1. First furnish yourself with a strong knife or other instrument with which you can raise the bark or penetrate the wood of any tree, when circumstances indicate that insects are busy below the one or within the other. There is no better tool for this and other purposes than Mr. Samouelle's digger, which consists of an iron five inches long, rather more than one-third of an inch in diameter, forming a curve towards the extremity, terminating in a lozenge-shaped point, and strongly fixed in a wooden handle[1554]. With this you may not only explore the interior of timber-trees, but grub up the turf under them, and examine the earth for the pupæ of Lepidoptera. When your object is merely this latter purpose, a potato-fork—which is better than a spade, as it will seldom injure the pupæ—will be your best implement.

2. Next have a stick, to resemble a common walking-stick, sufficiently stout to beat the branches of the trees and shrubs, fitted at one end with a male screw, and at the other with a female, with a brass cap to screw over each to keep the dirt from them. Besides this, you may carry with you a spare piece or two about a foot long, properly equipped to screw to it when you want to lengthen it.

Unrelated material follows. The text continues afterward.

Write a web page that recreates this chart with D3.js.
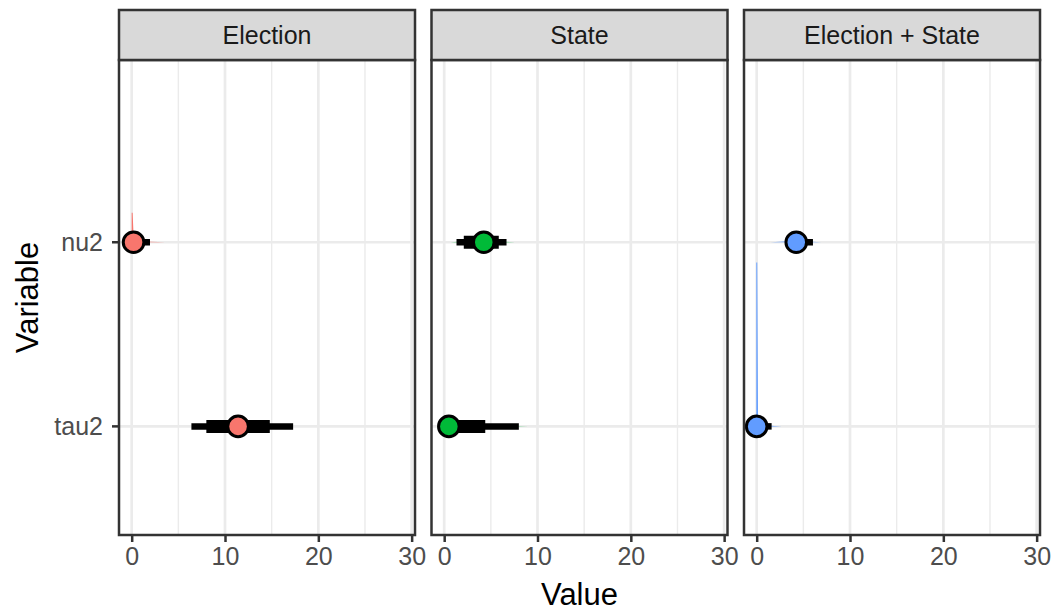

3. Another implement must be a bag-net[1555]. This consists of a hoop of stout brass wire about nine inches or a foot in diameter, with a socket to receive the end of your stick, or, what is more secure, a screw to fix it to it, with a bag of gauze, muslin, or fine canvass, about twelve inches deep, sewed round it. The French collectors use a net of this kind, in which the hoop is formed of two semicircular pieces of iron or brass wire hooked together at one end, and at the other made to lap over the corresponding piece, and pierced to receive the screw at one end of your stick. When not employed, they double the hoop and conceal it under the vest; they fix to it a muslin bag of two feet long. This net is made to serve various purposes. With it they catch Lepidoptera and other flying insects; and an adroit collector by giving it a certain twist completely closes the mouth, so as to prevent the escape of his captives. Fixed to a very long pole (Mr. Haworth says it should be twenty or thirty feet long[1556]), it is the best net for the purple emperor butterfly (Apatura Iris). It is also used with success to push before you through the grass of meadows, woods, &c., and thus often displaces numerous insects, which fall into it;—every now and then it is examined, and the valuable captures secured. The common bag-net will perform the same operations, but is not deep enough for flying insects. If you lengthen your stick before you screw it on, it enables you to brush with it the weeds at the sides and bottom of ditches. This employment of brushing the grass, &c. may be carried on if you are walking with any friend not interested in Entomology, without much interruption of conversation. For this last operation—sweeping the grass, &c.—if you wish at any time to devote a morning wholly to it, you will find a net invented by the late Mr. Paul, of Starston in Norfolk, and which he employs to clear his turnips of Haltica Nemorum[1557], a very useful implement. The accompanying figure will give you a better idea of it than any description[1558]; you may make it large or small according to your convenience: the wider it is, the greater space it will brush at once. When your object is a more general investigation, the bag-net just described is preferable.